The Predator
Alors que les deux premiers films s’étaient avérés marquants à bien des égards, la saga Predator a progressivement décliné vers les affres du bis. La faute à des problèmes de production divers et aux spin-offs Alien Vs Predator dont la médiocrité intrinsèque était difficilement surpassable. Fort heureusement, le troisième opus rattrapait un tant soit peu la débâcle avec une incursion globalement intéressante. En général, quand on touche le fond, on ne peut que remonter. Seulement, dans le cinéma, il y a toujours un moyen de creuser un peu plus profondément dans la bêtise humaine. Force est de constater que ce quatrième volet place la barre très haute en terme d’absurdités.
Quand on autopsie un mythe, c'est la catastrophe assurée...
Rarement de telles ambitions ont pu paraître antinomiques par rapport aux fondamentaux de la saga pour justifier une tentative aussi pathétique. D’emblée, on se heurte à une introduction ultra-référentielle qui essaye de réaliser un copier-coller des moments iconiques du film de John McTiernan. La jungle en guise de terrain de jeu, un commando d’élite et un naufrage intergalactique... Le manque d’inspiration est flagrant et se rappelle à notre bon souvenir à intervalles réguliers. On nous balance quelques clins d’œil çà et là et des répliques cultes qui, ici, n’ont aucune résonnance particulière. Quant à la bande originale, on constate le même problème avec un décalage éhonté entre la musique et les séquences.

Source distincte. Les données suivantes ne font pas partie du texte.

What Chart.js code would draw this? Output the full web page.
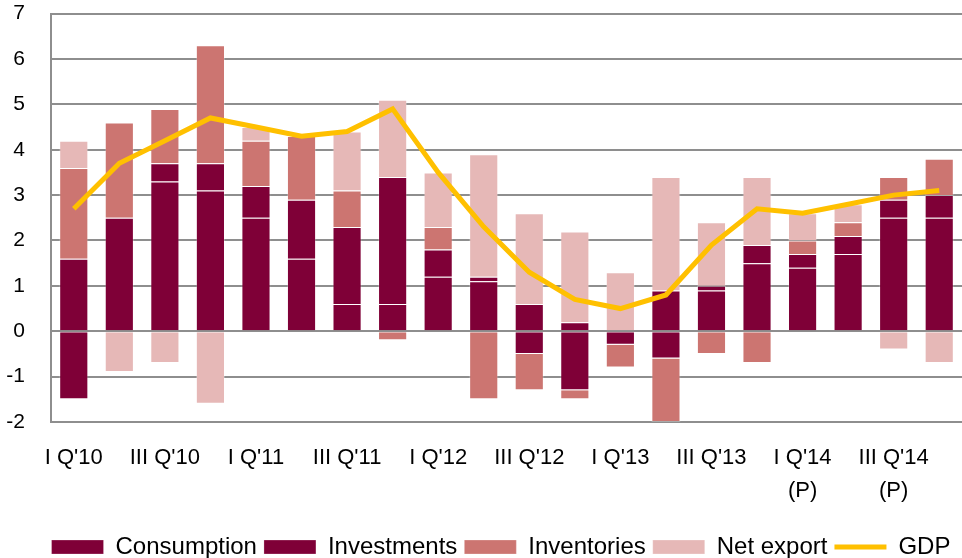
<!DOCTYPE html>
<html>
<head>
<meta charset="utf-8">
<script src="https://cdn.jsdelivr.net/npm/chart.js@4"></script>
<style>
  html, body { margin: 0; padding: 0; background: #fff; }
  #wrap { width: 962px; height: 558px; position: relative; }
</style>
</head>
<body>
<div id="wrap"><canvas id="chart"></canvas></div>
<script>
// quarters, 2014 marked as preliminary
const categories = [
  "I Q'10", "II Q'10", "III Q'10", "IV Q'10",
  "I Q'11", "II Q'11", "III Q'11", "IV Q'11",
  "I Q'12", "II Q'12", "III Q'12", "IV Q'12",
  "I Q'13", "II Q'13", "III Q'13", "IV Q'13",
  ["I Q'14", "(P)"], ["II Q'14", "(P)"], ["III Q'14", "(P)"], ["IV Q'14", "(P)"]
];

const consumption = [1.6, 2.5, 3.3, 3.1, 2.5, 1.6, 0.6, 0.6, 1.2, 1.1, 0.6, 0.2, 0, 0.9, 0.9, 1.5, 1.4, 1.7, 2.5, 2.5];
const investments = [-1.5, 0, 0.4, 0.6, 0.7, 1.3, 1.7, 2.8, 0.6, 0.1, -0.5, -1.3, -0.3, -0.6, 0.1, 0.4, 0.3, 0.4, 0.4, 0.5];
const inventories = [2.0, 2.1, 1.2, 2.6, 1.0, 1.4, 0.8, -0.2, 0.5, -1.5, -0.8, -0.2, -0.5, -1.4, -0.5, -0.7, 0.3, 0.3, 0.5, 0.8];
const netExport = [0.6, -0.9, -0.7, -1.6, 0.3, 0, 1.3, 1.7, 1.2, 2.7, 2.0, 2.0, 1.3, 2.5, 1.4, 1.5, 0.6, 0.4, -0.4, -0.7];
const gdp = [2.7, 3.7, 4.2, 4.7, 4.5, 4.3, 4.4, 4.9, 3.5, 2.3, 1.3, 0.7, 0.5, 0.8, 1.9, 2.7, 2.6, 2.8, 3.0, 3.1];

const yTicks = { min: -2, max: 7, step: 1 };

const FONT = "'Liberation Sans', Arial, sans-serif";
Chart.defaults.font.family = FONT;
Chart.defaults.color = '#000';

function barSet(label, data, color) {
  return {
    type: 'bar', label: label, data: data,
    backgroundColor: color,
    borderColor: 'rgba(255,255,255,0.25)',
    borderWidth: 1,
    categoryPercentage: 1.0,
    barPercentage: 0.64
  };
}

// legend sits a bit right of centre in the original
const legendShift = {
  id: 'legendShift',
  afterLayout(chart) {
    chart.legend.left += 20;
    chart.legend.right += 20;
  }
};

new Chart(document.getElementById('chart'), {
  data: {
    labels: categories,
    datasets: [
      barSet('Consumption', consumption, '#7F0037'),
      barSet('Investments', investments, '#7F0037'),
      barSet('Inventories', inventories, '#CC7571'),
      barSet('Net export', netExport, '#E6B8B7'),
      {
        type: 'line', label: 'GDP', data: gdp,
        borderColor: '#FFC000', backgroundColor: '#FFC000',
        borderWidth: 5, pointRadius: 0, tension: 0,
        order: -1
      }
    ]
  },
  plugins: [legendShift],
  options: {
    responsive: true,
    maintainAspectRatio: false,
    animation: false,
    layout: { padding: { top: 13, right: 0, left: 0, bottom: -11 } },
    plugins: {
      tooltip: { enabled: false },
      legend: {
        position: 'bottom',
        labels: {
          font: { size: 24 },
          usePointStyle: true,
          pointStyleWidth: 52,
          boxHeight: 14,
          padding: 7,
          sort: (a, b) => a.datasetIndex - b.datasetIndex,
          generateLabels: function(chart) {
            const items = Chart.defaults.plugins.legend.labels.generateLabels(chart);
            items.forEach(l => {
              const ds = chart.data.datasets[l.datasetIndex];
              l.pointStyle = ds.type === 'line' ? 'line' : 'rect';
            });
            return items;
          }
        }
      }
    },
    scales: {
      x: {
        stacked: true,
        afterFit: function(scale) { scale.height = 106; },
        grid: { display: false, drawTicks: false },
        border: { display: false },
        ticks: {
          autoSkip: false, maxRotation: 0, minRotation: 0,
          padding: 19,
          font: { size: 22, lineHeight: 1.5 },
          callback: function(value, index) {
            return index % 2 === 0 ? this.getLabelForValue(value) : '';
          }
        }
      },
      y: {
        stacked: true,
        min: yTicks.min, max: yTicks.max,
        afterFit: function(scale) { scale.width = 51; },
        grid: { color: '#8E8E8E', lineWidth: 2, drawTicks: true, tickLength: 25, tickColor: 'rgba(0,0,0,0)' },
        border: { color: '#8E8E8E', width: 2 },
        ticks: { stepSize: yTicks.step, padding: 1, font: { size: 21 } }
      }
    }
  }
});
</script>
</body>
</html>
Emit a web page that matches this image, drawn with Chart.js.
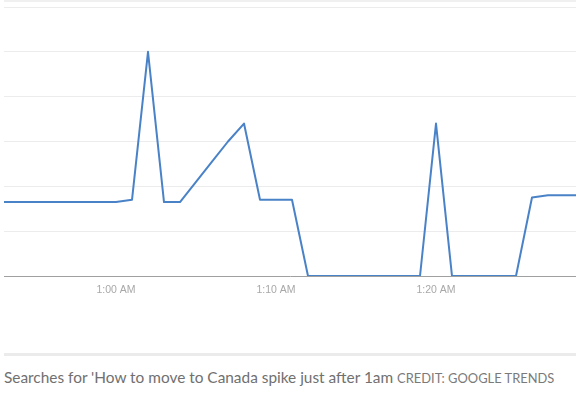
<!DOCTYPE html>
<html>
<head>
<meta charset="utf-8">
<script src="https://cdn.jsdelivr.net/npm/chart.js@4.4.0/dist/chart.umd.min.js"></script>
<style>
  body { margin: 0; background: #fff; width: 580px; height: 395px; overflow: hidden; }
  #wrap { position: absolute; left: 4px; top: 0; width: 572px; height: 300px; }
  #wrap::before { content: ""; position: absolute; left: 0; right: 0; top: 0; height: 2px; background: #f0f0f0; }
  #rule { position: absolute; left: 4px; top: 353px; width: 572px; height: 3px; background: #ebebeb; }
  #caption { position: absolute; left: 4px; top: 368px; font-family: Lato, "Open Sans", sans-serif; font-size: 15.4px; color: #707070; white-space: nowrap; }
  #caption span { font-size: 12.9px; color: #7a7a7a; }
</style>
</head>
<body>
<div id="wrap"><canvas id="chart"></canvas></div>
<div id="rule"></div>
<div id="caption">Searches for 'How to move to Canada spike just after 1am <span>CREDIT: GOOGLE TRENDS</span></div>
<script>
// minutes relative to 1:00 AM
const minutes = [-7, -6, -5, -4, -3, -2, -1, 0, 1, 2, 3, 4, 5, 6, 7, 8, 9, 10, 11, 12, 13, 14, 15, 16, 17, 18, 19, 20, 21, 22, 23, 24, 25, 26, 27, 28, 29];
const interest = [33, 33, 33, 33, 33, 33, 33, 33, 34, 100, 33, 33, 42, 51, 60, 68, 34, 34, 34, 0, 0, 0, 0, 0, 0, 0, 0, 68, 0, 0, 0, 0, 0, 35, 36, 36, 36];
const tickMinutes = [0, 10, 20];
const tickLabels = ["1:00 AM", "1:10 AM", "1:20 AM"];

const points = minutes.map((m, i) => ({ x: m, y: interest[i] }));

const ctx = document.getElementById("chart").getContext("2d");
new Chart(ctx, {
  type: "line",
  data: {
    datasets: [
      {
        data: points,
        borderColor: "#4a82c8",
        borderWidth: 2,
        borderJoinStyle: "round",
        pointRadius: 0,
        tension: 0,
        fill: false,
        clip: 0,
      },
    ],
  },
  options: {
    responsive: true,
    maintainAspectRatio: false,
    animation: false,
    layout: { padding: { top: 7, left: 0, right: 0, bottom: 0 } },
    plugins: { legend: { display: false }, tooltip: { enabled: false } },
    scales: {
      x: {
        type: "linear",
        min: -7,
        max: 28.75,
        afterBuildTicks: (axis) => {
          axis.ticks = tickMinutes.map((v) => ({ value: v }));
        },
        afterFit: (axis) => {
          axis.height = 24;
        },
        ticks: {
          autoSkip: false,
          maxRotation: 0,
          padding: 8,
          color: "#a8a8a8",
          font: { family: "Arial, 'Liberation Sans'", size: 10.5 },
          callback: (v) => tickLabels[tickMinutes.indexOf(v)],
        },
        grid: { color: "transparent", drawTicks: false },
        border: { display: true, color: "#a0a0a0", width: 1 },
      },
      y: {
        min: 0,
        max: 120,
        afterFit: (axis) => {
          axis.width = 0;
        },
        ticks: { display: false, stepSize: 20 },
        grid: { color: "#ececec", drawTicks: false },
        border: { display: false },
      },
    },
  },
});
</script>
</body>
</html>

À la rigueur, on aurait pu faire l’impasse sur l’absence de scénario pour y trouver un divertissement basique. Mais c’était sans compter les velléités de Shane Black pour insuffler un humour complètement hors contexte. À quel moment a-t-on l’idée d’assimiler l’univers de Predator à une comédie bas du front ? Comment peut-on transformer un véritable mythe de la science-fiction en une truculente promenade nocturne ? Outre une équipe de bras cassés dont les compétences sont pour le moins douteuses, les réparties sont d’une bêtise sans nom. Quelques allusions sexuelles, une philosophie de comptoir, des échanges aussi stériles qu’inutiles...
Haut les mains ! Enfin, sans le type au bout des doigts...
Hormis quelques confrontations assez violentes, on pourrait presque se croire devant un film familial. La présence d’un jeune autiste et les prétextes narratifs pour la justifier vont de pair avec un déroulement en roue libre, dépourvu de structure et de rigueur. L’équipe préfère enchaîner les gags plutôt que se pencher sur la traque. Il n’y a rien de pire qu’une histoire bavarde qui n’a rien à raconter et c’est précisément le cas de The Predator. Les considérations d’une troupe de soldats dérangés du bulbe, les réflexions sur l’origine et les motivations des predators et les tentatives pseudo-complotistes du gouvernement pour étouffer l’affaire font peine à contempler.
Et comme un mauvais film ne fait jamais les choses à moitié, on a droit à une démystification du mythe en bonne et due forme. On nous dessert des arguments et des explications à l’emporte-pièce sur la raison des chasses de predators, sans oublier des projets d’invasion sous couvert de manipulations et d’amélioration génétiques. Parler de crédibilité dans ces conditions n’a aucun sens. Et que dire de ces «chiens predators»? On ne sait pas ce qui est le plus triste: les dreadlocks sur la tête d’un canidé extraterrestre, leur domestication par de «super predators» (quelle imagination !) ou l’apprivoisement par des humains.
A la niche !
Au final, The Predator mérite amplement sa piètre réputation. Véritable navet de luxe sans le moindre fond ni intérêt, le film de Shane Black est un ratage complet. L’aspect référentiel ne rend guère hommage aux précédentes productions, mais dissimule avec maladresse la pauvreté scénaristique et l’outrage cinématographique. De manière récurrente, on dédramatise la violence sous couvert d’un humour pénible qui ne fonctionne à aucun moment. La succession de tares s’enchaîne tant et si bien qu’on a du mal à recenser tous les affronts et les bévues. Non seulement il n’y a plus rien d’angoissant, mais la chasse des predators est dénuée de toute subtilité. Tout juste se contentent-ils de foncer dans le tas sans réfléchir. Un peu comme ce film, détestable au possible.